Perekonomian Jepang terkontraksi di kuartal ketiga akibat merosotnya investasi bisnis. Negara tersebut kembali tergelincir untuk kedua kalinya ke jurang resesi sejak Shinzo Abe diangkat sebagai PM Jepang pada Desember 2012.
Pertumbuhan Domestik Bruto (GDP) Jepang tahunan dilaporkan melorot 0.8 persen pada kuartal ketiga di hari Senin (16/11) ini menyusul revisi penurunan 0.7 persen pada kuartal kedua, sesuai dengan perkiraan yang banyak menyebutkan bahwa Jepang akan kembali resesi. Para ekonom telah mengestimasi penurunan GDP hingga 0.2 persen pada kuartal ketiga.

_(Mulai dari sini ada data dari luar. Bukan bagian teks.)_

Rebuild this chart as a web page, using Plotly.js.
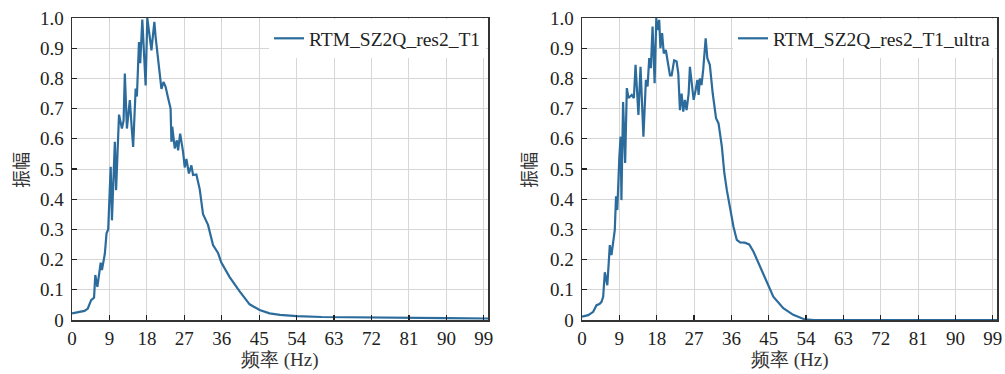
<!DOCTYPE html>
<html>
<head>
<meta charset="utf-8">
<script src="https://cdn.plot.ly/plotly-3.0.1.min.js"></script>
<style>
html,body{margin:0;padding:0;background:#fff;}
#chart{width:1005px;height:374px;}
</style>
</head>
<body>
<div id="chart"></div>
<script>
// Left panel: RTM_SZ2Q_res2_T1
const freqLeft = [0,1.5,3,3.8,4.6,5.3,5.6,6.1,6.9,7.2,7.9,8.3,8.7,9.3,9.6,10.3,10.6,11.3,12.0,12.4,12.7,13.2,13.9,14.4,14.7,15.3,15.6,16.1,16.4,16.9,17.4,17.7,18.1,18.7,19.1,19.5,19.8,20.1,20.5,20.9,21.5,22.0,22.5,23.1,23.7,23.9,24.1,24.7,25.2,25.5,26.0,26.7,27.1,27.5,28.1,28.7,29.1,29.9,30.7,31.5,32.7,33.9,35.1,35.9,37.9,40.3,42.7,45.1,47.5,50,54,60,70,80,90,100];
const ampLeft = [0.022,0.025,0.03,0.038,0.066,0.074,0.149,0.11,0.19,0.165,0.22,0.287,0.30,0.507,0.33,0.59,0.43,0.68,0.634,0.66,0.816,0.634,0.728,0.628,0.573,0.766,0.74,0.92,0.85,0.995,0.86,0.777,1.0,0.937,0.893,0.948,0.987,0.937,0.882,0.838,0.765,0.788,0.772,0.735,0.70,0.59,0.64,0.568,0.595,0.562,0.617,0.557,0.505,0.533,0.485,0.512,0.48,0.482,0.433,0.35,0.315,0.248,0.222,0.19,0.142,0.095,0.052,0.033,0.022,0.017,0.013,0.01,0.008,0.007,0.006,0.005];

// Right panel: RTM_SZ2Q_res2_T1_ultra
const freqRight = [0,1.5,2.7,3.5,4.2,4.7,5.1,5.5,6.1,6.7,7.1,7.5,7.9,8.2,8.5,9.0,9.3,9.5,9.9,10.4,10.8,11.2,12.0,12.5,12.9,13.6,14.1,14.8,15.4,15.8,16.2,16.6,17.0,17.5,17.9,18.2,18.6,18.9,19.3,19.7,20.2,20.6,21.2,21.6,22.2,22.8,23.2,23.6,24.0,24.4,24.8,25.2,25.7,26.0,26.5,26.9,27.4,27.8,28.1,28.4,28.8,29.2,29.8,30.2,30.8,31.5,32.3,32.9,33.7,34.3,34.9,35.7,36.5,37.3,38.1,39.2,40.3,41.3,42.9,44.5,46.1,48.5,50.9,53.7,56,60,70,80,90,100];
const ampRight = [0.011,0.016,0.027,0.049,0.053,0.06,0.077,0.158,0.115,0.248,0.215,0.254,0.298,0.41,0.364,0.54,0.607,0.397,0.722,0.52,0.768,0.735,0.745,0.735,0.845,0.679,0.838,0.607,0.795,0.773,0.867,0.834,0.972,0.784,1.0,0.96,0.994,0.9,0.95,0.883,0.894,0.86,0.81,0.81,0.86,0.856,0.817,0.695,0.75,0.69,0.729,0.695,0.75,0.838,0.784,0.729,0.762,0.795,0.745,0.8,0.778,0.828,0.933,0.867,0.845,0.75,0.668,0.651,0.574,0.486,0.43,0.364,0.309,0.265,0.257,0.256,0.25,0.227,0.177,0.122,0.077,0.039,0.017,0.002,0,0,0,0,0,0];

const seriesNames = ['RTM_SZ2Q_res2_T1', 'RTM_SZ2Q_res2_T1_ultra'];
const xTickVals = [0,9,18,27,36,45,54,63,72,81,90,99];
const yTickVals = [0,0.1,0.2,0.3,0.4,0.5,0.6,0.7,0.8,0.9,1.0];
const yTickText = ['0','0.1','0.2','0.3','0.4','0.5','0.6','0.7','0.8','0.9','1.0'];
const xTitle = '频率 (Hz)';
const yTitle = '振幅';

const W = 1005, H = 374;
const lineColor = '#2c6c9c';
const serif = 'Liberation Serif';
const tickFont = {family: serif, size: 19, color: '#222'};

const plotTop = 18, plotBottom = 320;
const leftDom = [72/W, 488/W];
const rightDom = [582/W, 997/W];
const yDom = [(H-plotBottom)/H, (H-plotTop)/H];

function xAxis(dom, anchor) {
  return {
    domain: dom, anchor: anchor, range: [0, 100],
    tickvals: xTickVals, ticktext: xTickVals.map(String),
    ticks: 'inside', ticklen: 5, tickwidth: 1.2, tickcolor: '#222',
    showgrid: true, gridcolor: '#d6d6d6', gridwidth: 1,
    showline: true, mirror: true, linecolor: '#333', linewidth: 1.5,
    zeroline: false, tickfont: tickFont, ticklabelstandoff: 1,
    fixedrange: true
  };
}
function yAxis(anchor) {
  return {
    domain: yDom, anchor: anchor, range: [0, 1],
    tickvals: yTickVals, ticktext: yTickText,
    ticks: 'inside', ticklen: 5, tickwidth: 1.2, tickcolor: '#222',
    showgrid: true, gridcolor: '#d6d6d6', gridwidth: 1,
    showline: true, mirror: true, linecolor: '#333', linewidth: 1.5,
    zeroline: false, tickfont: tickFont, ticklabelstandoff: 3,
    fixedrange: true
  };
}

const traces = [
  {x: freqLeft, y: ampLeft, type: 'scatter', mode: 'lines', name: seriesNames[0],
   line: {color: lineColor, width: 2.2}, xaxis: 'x', yaxis: 'y', legend: 'legend'},
  {x: freqRight, y: ampRight, type: 'scatter', mode: 'lines', name: seriesNames[1],
   line: {color: lineColor, width: 2.2}, xaxis: 'x2', yaxis: 'y2', legend: 'legend2'}
];

const legendBase = {
  yanchor: 'top', xanchor: 'right', y: yDom[1] - 0.003,
  bgcolor: 'rgba(255,255,255,1)', borderwidth: 0,
  font: {family: serif, size: 19.5, color: '#222'},
  itemwidth: 30, tracegroupgap: 0
};

const layout = {
  width: W, height: H,
  margin: {l: 0, r: 0, t: 0, b: 0},
  paper_bgcolor: '#fff', plot_bgcolor: '#fff',
  showlegend: true,
  xaxis: xAxis(leftDom, 'y'),
  yaxis: yAxis('x'),
  xaxis2: xAxis(rightDom, 'y2'),
  yaxis2: yAxis('x2'),
  legend: Object.assign({}, legendBase, {x: leftDom[1] - 0.002}),
  legend2: Object.assign({}, legendBase, {x: rightDom[1] - 0.002}),
  annotations: [
    {text: yTitle, xref: 'paper', yref: 'paper', x: 20/W, y: (H-170)/H, textangle: -90,
     xanchor: 'center', yanchor: 'middle',
     showarrow: false, font: {family: 'Noto Sans CJK SC', size: 18, color: '#333'}},
    {text: yTitle, xref: 'paper', yref: 'paper', x: 528/W, y: (H-170)/H, textangle: -90,
     xanchor: 'center', yanchor: 'middle',
     showarrow: false, font: {family: 'Noto Sans CJK SC', size: 18, color: '#333'}},
    {text: xTitle, xref: 'paper', yref: 'paper', x: 280/W, y: (H-360)/H,
     xanchor: 'center', yanchor: 'middle',
     showarrow: false, font: {family: serif, size: 19, color: '#333'}},
    {text: xTitle, xref: 'paper', yref: 'paper', x: 790/W, y: (H-360)/H,
     xanchor: 'center', yanchor: 'middle',
     showarrow: false, font: {family: serif, size: 19, color: '#333'}}
  ]
};

Plotly.newPlot('chart', traces, layout, {displayModeBar: false, staticPlot: true});
</script>
</body>
</html>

Kelemahan dalam investasi dan menyusutnya invetaris bisnis membawa pertumbuhan Jepang ke teritori kontraksi ditambah dengan lambatnya pertumbuhan di China dan lemahnya outlook perekonomian Jepang. Hal-hal tersebut membuat perusahaan-perusahaan di Jepang menjadi terlalu berhati-hati dalam memperhitungkan anggaran dan produksi.
Sementara pertumbuhan diekspektasikan naik pada kuartal ini, laporan GDP kali ini dapat memberikan tekanan bagi Abe dan Gubernur Bank Sentral Jepang (BOJ), Haruhiko Kuroda, untuk mendorong kebijkan fiskal dan stimulus moneter.
Yen Diburu Sebagai Safe Haven
USD/JPY justru melemah meski GDP Jepang melorot, dengan menurun 0.19 persen ke angka 123.37. Para investor sedang memburu yen sebagai safe haven hingga mata uang tersebut menguat setelah serangan teror yang terjadi di Paris hari Jumat lalu.
"BOJ harus bertindak sekarang apabila mereka memang fokus pada fundamental Jepnag: harga-harga terus merosot dan perekonomian tidak tumbuh, sehingga kecil harapan bagi ekspektasi kenaikan inflasi," tutur Atsushi Takeda, analis Itochu Corp. di Tokyo yang diwawancarai oleh Bloomberg. Meski demikian, Takeda mengakui bahwa apakah BOJ akan mengambil tindakan penambahan stimulus atau tidak, masih sulit untuk diperkirakan. Pengumuman suku bunga BOJ akan dirilis pada hari Kamis pekan ini.